Beten wir nun zum Herrn für unsere Brüder und Schwestern, die unter dieser Katastrophe auf den Inseln von Tonga leiden, die seit dem letzten Jahrhundert mit aufrichtiger Begeisterung den christlichen Glauben angenommen und auch ein originelles Gesellschaftsmodell entwickelt haben. Wir appellieren an Gott, den Schöpfer des Himmels und der Erde, diese Brüder und Schwestern aus ihrer Verzagtheit und Entmutigung herauszuholen. Er, der das Meer zwischen zwei Toren verschlossen hat, der die Grundfesten der Erde gelegt hat, der am Morgen gebietet und den Ort der Morgendämmerung markiert, der die Grundfesten der Erde gelegt hat, damit sie der Gewalt der Natur ein Ende setzen, wie sein Sohn dem Sturm auf dem See Genezareth ein Ende gesetzt hat. Damit die Menschen in Tonga wieder aufbauen können, was der Sturm zerstört hat, und damit Gelassenheit einkehren kann.

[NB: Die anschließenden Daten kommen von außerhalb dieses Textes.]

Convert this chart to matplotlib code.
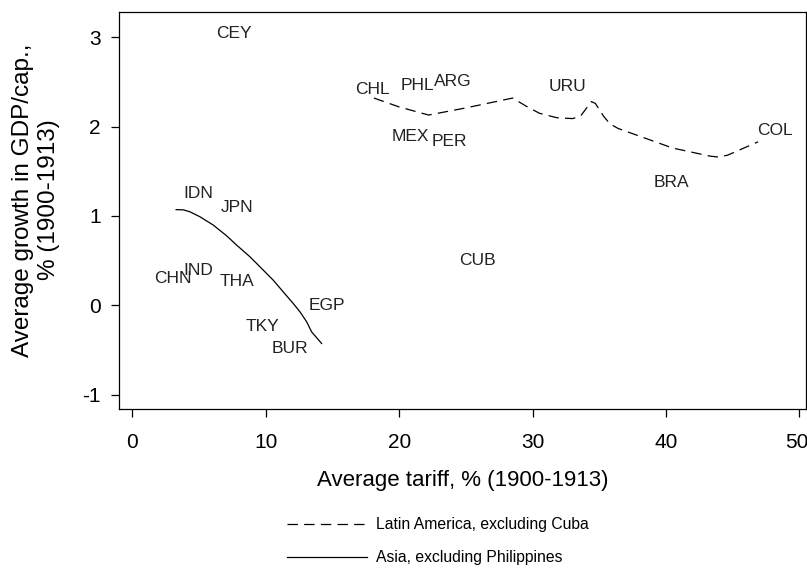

Wir bitten den Herrn, die Herzen von Männern und Frauen zu berühren, damit sie die Wissenschaften der Erde so lenken, dass sie die Menschen aus Naturkatastrophen, Klimawandel, Krankheit, Armut und Ausgrenzung befreien. Mögen unsere Gebete jede Entfernung überwinden und zeigen, dass wir zu der einen Familie Gottes gehören, in der wir alle als Adoptivkinder willkommen sind. Trotz aller Unterschiede und Vielfalt teilen wir ein gemeinsames Schicksal, wir sind Kinder des einen Vaters, wir leben in einem gemeinsamen Haus, wir sind alle Brüder und Schwestern. Amen.